Just last month, Gray ended 32 years of silence about his role in the Watergate scandal, telling ABC's "This Week" that he had reacted with "total shock, total disbelief" to the revelation that his former deputy, W. Mark Felt, was the secret Watergate source known as Deep Throat.
"He fooled me," said Gray. "It was like I was hit with a tremendous sledgehammer."
Nixon appointed Gray, a former Justice Department official and submarine commander, acting FBI director in May 1972 just weeks before the Watergate break-in after the death of J. Edgar Hoover. Gray was forced to step down in April 1973.
Critics alleged he tried to thwart the Watergate investigation a charge he denied even as Felt was secretly feeding information to Washington Post reporter Bob Woodward.
When Felt was unmasked as Woodward's source more than 30 years later, Gray said he believed the trusted deputy had been unhappy at being passed over for the top job and had talked to the Post in order to sabotage him.
"I think there was a sense of revenge in his heart, and a sense of dumping my candidacy, if you will," he told ABC.
Gray was never indicted for any Watergate-related misdeeds, but descriptions of him as a Nixon loyalist who helped thwart the investigation and as someone the White House thought could be pushed around dogged him in the years following the scandal. He vigorously disputed the depiction.
Born in St. Louis in 1916, Gray left Rice University in 1936 to enter the U.S. Naval Academy. He graduated from the academy in 1940 and was commissioned as a line officer.
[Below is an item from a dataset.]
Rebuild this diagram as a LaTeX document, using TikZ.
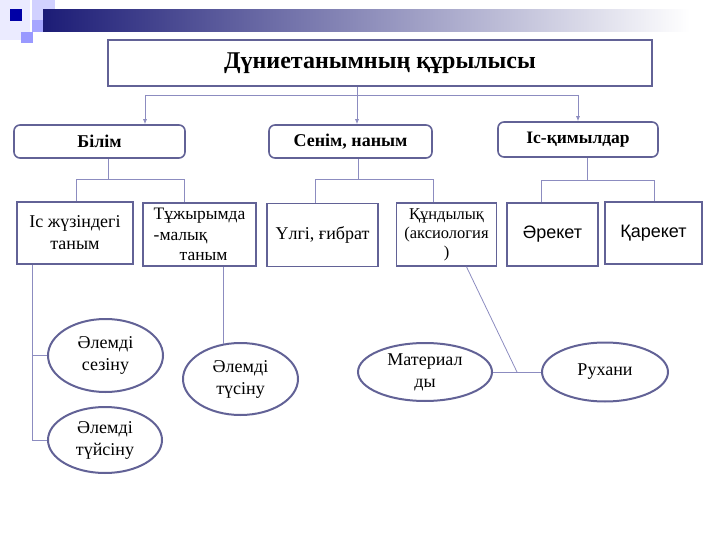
\documentclass[tikz,border=0pt]{standalone}
\usepackage{fontspec}
\setmainfont{Liberation Serif}
\newfontfamily\arialfont{Liberation Sans}
\usetikzlibrary{arrows.meta, positioning, shapes.geometric, calc}

\definecolor{boxline}{RGB}{98,98,150}
\definecolor{linkline}{RGB}{140,140,192}
\definecolor{navy}{RGB}{28,28,118}

\begin{document}
\begin{tikzpicture}[x=1pt, y=-1pt,
    titlebox/.style={draw=boxline, line width=1.6pt, fill=white, rectangle, minimum width=544pt, minimum height=46pt, font=\fontsize{24}{28}\selectfont\bfseries},
    topbox/.style={draw=boxline, line width=1.6pt, fill=white, rounded corners=6pt, minimum height=33pt, font=\fontsize{18}{21}\selectfont\bfseries},
    subbox/.style={draw=boxline, line width=1.6pt, fill=white, rectangle, align=center, inner sep=0pt, font=\fontsize{18}{22}\selectfont},
    leaf/.style={draw=boxline, line width=2pt, fill=white, ellipse, inner sep=0pt, align=center, font=\fontsize{18}{22}\selectfont},
    link/.style={draw=linkline, line width=0.8pt},
    linkarrow/.style={link, -{Latex[length=5pt, width=4pt]}}
]
\useasboundingbox (0,0) rectangle (720,540);

% Header decoration
\fill[blue!8!white] (0,0) rectangle (30,40);
\fill[blue!18!white] (32,0) rectangle (55,32);
\fill[blue!35!white] (32,20) rectangle (43,32);
\shade[left color=navy, right color=white] (43,10) rectangle (690,32);
\fill[blue!65!black] (10,9) rectangle (22,21);
\fill[blue!40!white] (21,32) rectangle (33,43);

% Title
\node[titlebox] (title) at (380,63) {Дүниетанымның құрылысы};

% Top level
\node[topbox, minimum width=171pt] (bilim) at (99.5,141.5) {Білім};
\node[topbox, minimum width=163pt] (senim) at (350.5,141.5) {Сенім, наным};
\node[topbox, minimum width=160pt, minimum height=35pt, font=\fontsize{17.5}{21}\selectfont\bfseries] (iskim) at (578,139.5) {Іс-қимылдар};

\coordinate (busL) at (145,95);
\coordinate (busM) at (357,95);
\coordinate (busR) at (578,95);
\draw[link] (busL) -- (busR);
\draw[linkarrow] (busL) -- (busL |- bilim.north);
\draw[linkarrow] (title.south -| busM) -- (busM |- senim.north);
\draw[linkarrow] (busR) -- (busR |- iskim.north);

% Second level
\node[subbox, minimum width=116pt, minimum height=62pt] (isjuz) at (75,233) {Іс жүзіндегі\\таным};
\node[subbox, minimum width=113pt, minimum height=63pt, align=left, font=\fontsize{17.5}{20.5}\selectfont] (tujyr) at (199.5,234.5) {Тұжырымда\\-малық\\\hspace*{26pt}таным};
\node[subbox, minimum width=111pt, minimum height=63pt] (ulgi) at (322.5,235) {Үлгі, ғибрат};
\node[subbox, minimum width=100pt, minimum height=63pt, font=\fontsize{16.5}{19}\selectfont] (kundy) at (446.5,234.5) {Құндылық\\(аксиология\\)};
\node[subbox, minimum width=91pt, minimum height=63pt, font=\fontsize{18}{22}\arialfont] (areket) at (552.5,234.5) {Әрекет};
\node[subbox, minimum width=97pt, minimum height=62pt, font=\fontsize{18}{22}\arialfont] (qareket) at (653.5,233) {Қарекет};

% Білім branches
\coordinate (bJ) at (108,179);
\coordinate (bL) at (76,179);
\coordinate (bR) at (184,179);
\draw[link] (bJ |- bilim.south) -- (bJ);
\draw[link] (bL |- isjuz.north) -- (bL) -- (bR) -- (bR |- tujyr.north);

% Сенім branches
\coordinate (sJ) at (358,179);
\coordinate (sL) at (315,179);
\coordinate (sR) at (433,179);
\draw[link] (sJ |- senim.south) -- (sJ);
\draw[link] (sL |- ulgi.north) -- (sL) -- (sR) -- (sR |- kundy.north);

% Іс-қимылдар branches
\coordinate (iJ) at (587,180);
\coordinate (iL) at (541,180);
\coordinate (iR) at (654,180);
\draw[link] (iJ |- iskim.south) -- (iJ);
\draw[link] (iL |- areket.north) -- (iL) -- (iR) -- (iR |- qareket.north);

% Third level
\node[leaf, minimum width=115pt, minimum height=73pt] (sezinu) at (105.5,355.5) {Әлемді\\сезіну};
\node[leaf, minimum width=114pt, minimum height=66pt] (tuisinu) at (105,440) {Әлемді\\түйсіну};
\node[leaf, minimum width=115pt, minimum height=72pt] (tusinu) at (240.5,379) {Әлемді\\түсіну};
\node[leaf, minimum width=134pt, minimum height=58pt] (material) at (425,372) {Материал\\ды};
\node[leaf, minimum width=126pt, minimum height=59pt] (rukhani) at (605,372) {Рухани};

\coordinate (tL) at (32,440);
\draw[link] ([xshift=-43pt]isjuz.south) -- (tL) -- (tuisinu.west);
\draw[link] (sezinu.west -| tL) -- (sezinu.west);
\draw[link] ([xshift=23.5pt]tujyr.south) coordinate (tj) -- (tj |- tusinu.117);

\coordinate (mid) at ($(material.east)!0.5!(rukhani.west)$);
\draw[link] (material.east) -- (rukhani.west);
\draw[link] ([xshift=20pt]kundy.south) -- (mid);

\end{tikzpicture}
\end{document}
Gray served aboard submarines in World War II and the Korean War during a 20-year career in the Navy. He earned a law degree in 1949 from George Washington University.
He retired from the Navy in 1960 with the rank of captain. Before entering private practice in Connecticut, he worked for then-Vice President Nixon in his failed bid for president in 1960.
Gray returned to government service after Nixon was elected president in 1968, serving as executive assistant to the secretary of Health, Education and Welfare and on the president's Cabinet committee on desegregation. In 1970 he was appointed assistant attorney general for the Justice Department's civil division.
After he left the FBI, Gray returned to private law practice in New London and Groton, Conn.
He is survived by his wife, Beatrice Kirk Gray, and four sons.